_To be done:_
Taking the data below, please print only the lines from the line holding "Emit a Python" to the line holding "ax.set_yticks(yticks)", inclusive, with pictures omitted.

_Provided records:_
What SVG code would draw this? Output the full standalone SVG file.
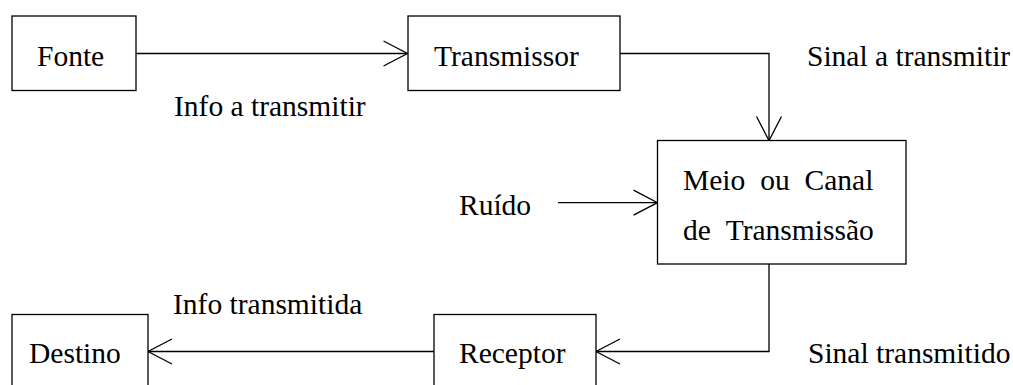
<svg xmlns="http://www.w3.org/2000/svg" width="1013" height="385" viewBox="0 0 1013 385">
<style>
.box{fill:#fff;stroke:#000;stroke-width:1.3}
text{font-family:'Liberation Serif','DejaVu Serif',serif;font-size:29.5px;fill:#000}
.conn{fill:none;stroke:#000;stroke-width:1.3}
</style>
<defs>
<marker id="arr" viewBox="-26 -14 28 28" refX="0" refY="0" markerWidth="28" markerHeight="28" markerUnits="userSpaceOnUse" orient="auto">
<path d="M-24,-12.5 L0,0 L-24,12.5" fill="none" stroke="#000" stroke-width="1.3"/>
</marker>
</defs>
<rect width="1013" height="385" fill="#fff"/>
<g id="connectors">
<path class="conn" d="M136,53.5 H407.5" marker-end="url(#arr)"/>
<path class="conn" d="M620,53.5 H769 V140.5" marker-end="url(#arr)"/>
<path class="conn" d="M558,202.7 H657.5" marker-end="url(#arr)"/>
<path class="conn" d="M769,264 V351.5 H596" marker-end="url(#arr)"/>
<path class="conn" d="M434,351.5 H148" marker-end="url(#arr)"/>
</g>
<g id="fonte">
<rect class="box" x="12" y="16" width="124" height="74.5"/>
<text x="37" y="66" font-family="Liberation Serif, serif">Fonte</text>
</g>
<g id="transmissor">
<rect class="box" x="408" y="16" width="212" height="74.5"/>
<text x="434" y="66" font-family="Liberation Serif, serif">Transmissor</text>
</g>
<g id="meio">
<rect class="box" x="657.5" y="140.5" width="248.5" height="123.5"/>
<text x="683" y="190" word-spacing="7.5" font-family="Liberation Serif, serif">Meio ou Canal</text>
<text x="683" y="240" word-spacing="8" font-family="Liberation Serif, serif">de Transmissão</text>
</g>
<g id="receptor">
<rect class="box" x="434" y="314.5" width="162" height="90"/>
<text x="459" y="363" font-family="Liberation Serif, serif">Receptor</text>
</g>
<g id="destino">
<rect class="box" x="12" y="314.5" width="136" height="90"/>
<text x="29" y="363" font-family="Liberation Serif, serif">Destino</text>
</g>
<g id="labels">
<text x="174" y="116" font-family="Liberation Serif, serif">Info a transmitir</text>
<text x="807" y="66" font-family="Liberation Serif, serif">Sinal a transmitir</text>
<text x="459" y="215" font-family="Liberation Serif, serif">Ruído</text>
<text x="173" y="314" font-family="Liberation Serif, serif">Info transmitida</text>
<text x="808" y="363" font-family="Liberation Serif, serif">Sinal transmitido</text>
</g>
</svg>
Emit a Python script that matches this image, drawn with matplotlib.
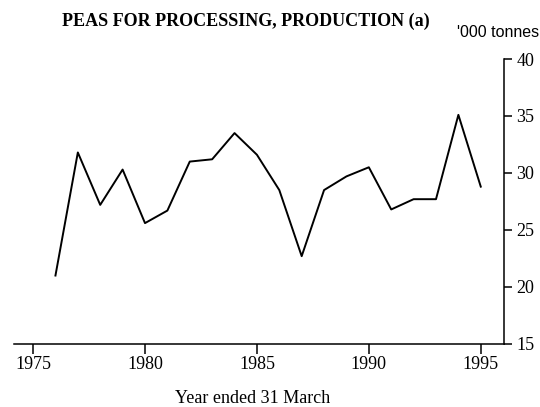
import matplotlib.pyplot as plt

# Peas for processing, production ('000 tonnes), year ended 31 March
years = [1976, 1977, 1978, 1979, 1980, 1981, 1982, 1983, 1984, 1985,
         1986, 1987, 1988, 1989, 1990, 1991, 1992, 1993, 1994, 1995]
production = [21.0, 31.8, 27.2, 30.3, 25.6, 26.7, 31.0, 31.2, 33.5, 31.6,
              28.5, 22.7, 28.5, 29.7, 30.5, 26.8, 27.7, 27.7, 35.1, 28.8]

xticks = [1975, 1980, 1985, 1990, 1995]
yticks = [15, 20, 25, 30, 35, 40]

plt.rcParams["font.family"] = ["Liberation Serif", "DejaVu Serif"]

fig = plt.figure(figsize=(5.4, 4.07), dpi=100)
ax = fig.add_axes([0.026, 0.155, 0.907, 0.7])

ax.plot(years, production, color="black", linewidth=1.4)

ax.set_xlim(1974.15, 1996.03)
ax.set_ylim(15, 40)
ax.set_xticks(xticks)
ax.set_yticks(yticks)

# only the bottom and right axis lines
ax.spines["top"].set_visible(False)
ax.spines["left"].set_visible(False)
ax.spines["bottom"].set_linewidth(1.1)
ax.spines["right"].set_linewidth(1.1)
ax.yaxis.tick_right()
ax.tick_params(axis="x", direction="out", length=7, width=1.1, labelsize=13, pad=2)
ax.tick_params(axis="y", direction="out", length=6, width=1.1, labelsize=13, pad=3)

fig.text(0.468, 0.022, "Year ended 31 March", ha="center", va="center", fontsize=13)
fig.text(0.455, 0.948, "PEAS FOR PROCESSING, PRODUCTION (a)",
         ha="center", va="center", fontsize=13, fontweight="bold")
fig.text(0.998, 0.92, "'000 tonnes", ha="right", va="center", fontsize=11.5,
         family="Liberation Sans")

fig.savefig("out.png", dpi=100)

_Written answer:_
Emit a Python script that matches this image, drawn with matplotlib.
import matplotlib.pyplot as plt

# Peas for processing, production ('000 tonnes), year ended 31 March
years = [1976, 1977, 1978, 1979, 1980, 1981, 1982, 1983, 1984, 1985,
         1986, 1987, 1988, 1989, 1990, 1991, 1992, 1993, 1994, 1995]
production = [21.0, 31.8, 27.2, 30.3, 25.6, 26.7, 31.0, 31.2, 33.5, 31.6,
              28.5, 22.7, 28.5, 29.7, 30.5, 26.8, 27.7, 27.7, 35.1, 28.8]

xticks = [1975, 1980, 1985, 1990, 1995]
yticks = [15, 20, 25, 30, 35, 40]

plt.rcParams["font.family"] = ["Liberation Serif", "DejaVu Serif"]

fig = plt.figure(figsize=(5.4, 4.07), dpi=100)
ax = fig.add_axes([0.026, 0.155, 0.907, 0.7])

ax.plot(years, production, color="black", linewidth=1.4)

ax.set_xlim(1974.15, 1996.03)
ax.set_ylim(15, 40)
ax.set_xticks(xticks)
ax.set_yticks(yticks)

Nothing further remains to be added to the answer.